Half Way Home

Foster owners temporarily welcome rescue dogs into their homes to offer love, training and socialization until they are adopted.


Sheila Dobbie has opened her home to all kinds of dogs, including Bobby, who has medical issues stemming from life with an animal hoarder, and Queenie, a shy, heartbroken dog dumped by a family that didn’t want to deal with the medical issues that came with aging.

“I’ve fostered seven dogs,” Dobbie says. “I’m glad I’ve been able to make a small contribution in helping combat the problem of abused and neglected dogs.”

Foster care allows a dog awaiting adoption to live in a home and be cared for by a family. Both shelters and rescue organizations depend on foster homes.

For shelters, moving dogs to foster homes frees up space, a potentially life-saving measure at overcrowded facilities. For rescue organizations, which often lack kennel buildings of their own, foster homes are the only way to house the dogs.
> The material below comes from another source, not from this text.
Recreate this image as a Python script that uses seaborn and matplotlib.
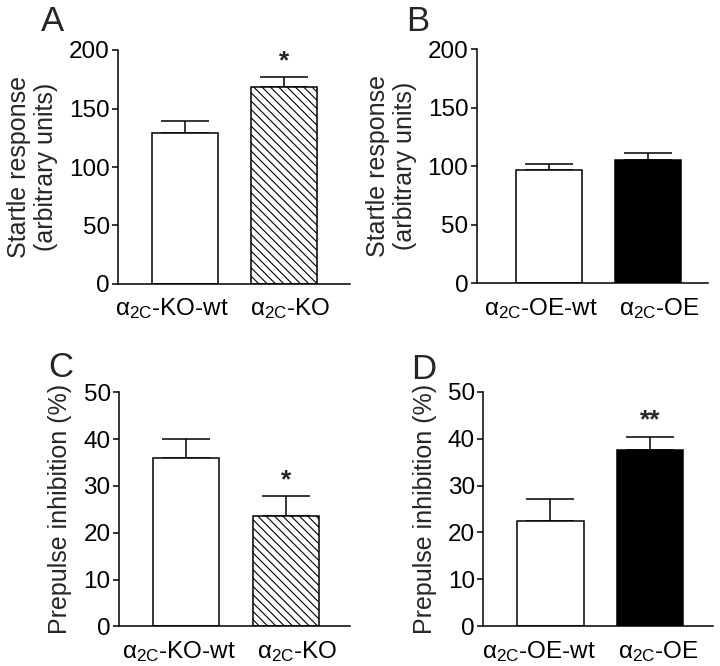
import matplotlib
matplotlib.use("Agg")
import matplotlib.pyplot as plt
import matplotlib.transforms as mtransforms
import seaborn as sns
import numpy as np
import pandas as pd

sns.set_style("ticks")
plt.rcParams['font.family'] = ['Liberation Sans', 'DejaVu Sans']
plt.rcParams['mathtext.fontset'] = 'custom'
plt.rcParams['mathtext.rm'] = 'Liberation Sans'
plt.rcParams['mathtext.it'] = 'Liberation Sans'
plt.rcParams['hatch.linewidth'] = 0.8

# ---- data ----
ko_labels = [r'$\mathregular{\alpha_{2C}}$-KO-wt', r'$\mathregular{\alpha_{2C}}$-KO']
oe_labels = [r'$\mathregular{\alpha_{2C}}$-OE-wt', r'$\mathregular{\alpha_{2C}}$-OE']

startle_ko = [129.0, 168.0]
startle_ko_err = [10.5, 8.8]
startle_oe = [97.0, 105.0]
startle_oe_err = [4.6, 6.3]

ppi_ko = [36.0, 23.5]
ppi_ko_err = [4.1, 4.3]
ppi_oe = [22.4, 37.5]
ppi_oe_err = [4.7, 2.9]

sig_ko_startle = ['', '*']
sig_oe_startle = ['', '']
sig_ko_ppi = ['', '*']
sig_oe_ppi = ['', '**']

startle_ticks = [0, 50, 100, 150, 200]
ppi_ticks = [0, 10, 20, 30, 40, 50]

fig = plt.figure(figsize=(7.2, 6.66), dpi=100)

W, H = 720, 666

def px_axes(left, right, bottom, top):
    return fig.add_axes([left / W, 1 - bottom / H, (right - left) / W, (bottom - top) / H])

panels = [
    dict(pos=(118, 350, 284, 50), xlim=(-0.677, 1.667), labels=ko_labels, vals=startle_ko,
         errs=startle_ko_err, sig=sig_ko_startle, ticks=startle_ticks, shifts=(-13, 6),
         ylabel='Startle response\n(arbitrary units)', style='hatch', letter='A', lxy=(41, 31)),
    dict(pos=(476.7, 708, 283.3, 49.3), xlim=(-0.725, 1.6), labels=oe_labels, vals=startle_oe,
         errs=startle_oe_err, sig=sig_oe_startle, ticks=startle_ticks, shifts=(-8, 11),
         ylabel='Startle response\n(arbitrary units)', style='black', letter='B', lxy=(406, 31)),
    dict(pos=(119, 350, 626.3, 392.3), xlim=(-0.67, 1.64), labels=ko_labels, vals=ppi_ko,
         errs=ppi_ko_err, sig=sig_ko_ppi, ticks=ppi_ticks, shifts=(-7, 11),
         ylabel='Prepulse inhibition (%)', style='hatch', letter='C', lxy=(48, 377)),
    dict(pos=(483.3, 713, 626.3, 391.7), xlim=(-0.672, 1.63), labels=oe_labels, vals=ppi_oe,
         errs=ppi_oe_err, sig=sig_oe_ppi, ticks=ppi_ticks, shifts=(-11, 8),
         ylabel='Prepulse inhibition (%)', style='black', letter='D', lxy=(411, 379)),
]

for p in panels:
    ax = px_axes(*p['pos'])
    df = pd.DataFrame({'group': p['labels'], 'value': p['vals']})
    sns.barplot(data=df, x='group', y='value', ax=ax, width=0.665, errorbar=None,
                color='white', edgecolor='black', linewidth=1.1, zorder=2)
    bars = ax.patches
    if p['style'] == 'hatch':
        bars[1].set_hatch('\\\\\\\\')
        bars[1].set_facecolor('white')
    else:
        bars[1].set_facecolor('black')
    x = np.arange(len(p['vals']))
    ax.errorbar(x, p['vals'], yerr=[np.zeros(len(p['vals'])), p['errs']], fmt='none',
                ecolor='black', elinewidth=1.1, capsize=17, capthick=1.1, zorder=1)
    for xi, (v, e, s) in enumerate(zip(p['vals'], p['errs'], p['sig'])):
        if s:
            ax.annotate(s, (xi, v + e), xytext=(0, 3), textcoords='offset points',
                        ha='center', va='bottom', fontsize=19, fontweight='bold')
    ax.set_xlim(*p['xlim'])
    ax.set_ylim(p['ticks'][0], p['ticks'][-1])
    ax.set_yticks(p['ticks'])
    ax.tick_params(axis='y', labelsize=17.5, length=4, width=1.1, pad=2, colors='black')
    ax.tick_params(axis='x', labelsize=17.5, length=0, pad=9, colors='black')
    for lab, dx in zip(ax.get_xticklabels(), p['shifts']):
        lab.set_transform(lab.get_transform() +
                          mtransforms.ScaledTranslation(dx / 100, 0, fig.dpi_scale_trans))
    ax.set_xlabel('')
    ax.set_ylabel(p['ylabel'], fontsize=18, labelpad=8, linespacing=1.15)
    sns.despine(ax=ax)
    for sp in ['left', 'bottom']:
        ax.spines[sp].set_linewidth(1.1)
        ax.spines[sp].set_color('black')
    fig.text(p['lxy'][0] / W, 1 - p['lxy'][1] / H, p['letter'], fontsize=25,
             ha='left', va='baseline')

fig.savefig('out.png', dpi=100, facecolor='white')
“The more foster homes we have, the more dogs we can help,” says Melissa LaMere, president of Border Collie Rescue of Minnesota, which fosters dogs throughout the greater Minneapolis and St. Paul area. “We placed 130 dogs last year and look to place around 200 this year.”

Another benefit is that the foster owner comes to know the dog’s true personality, activity level and housetraining habits. This valuable information helps place each dog with the right forever home.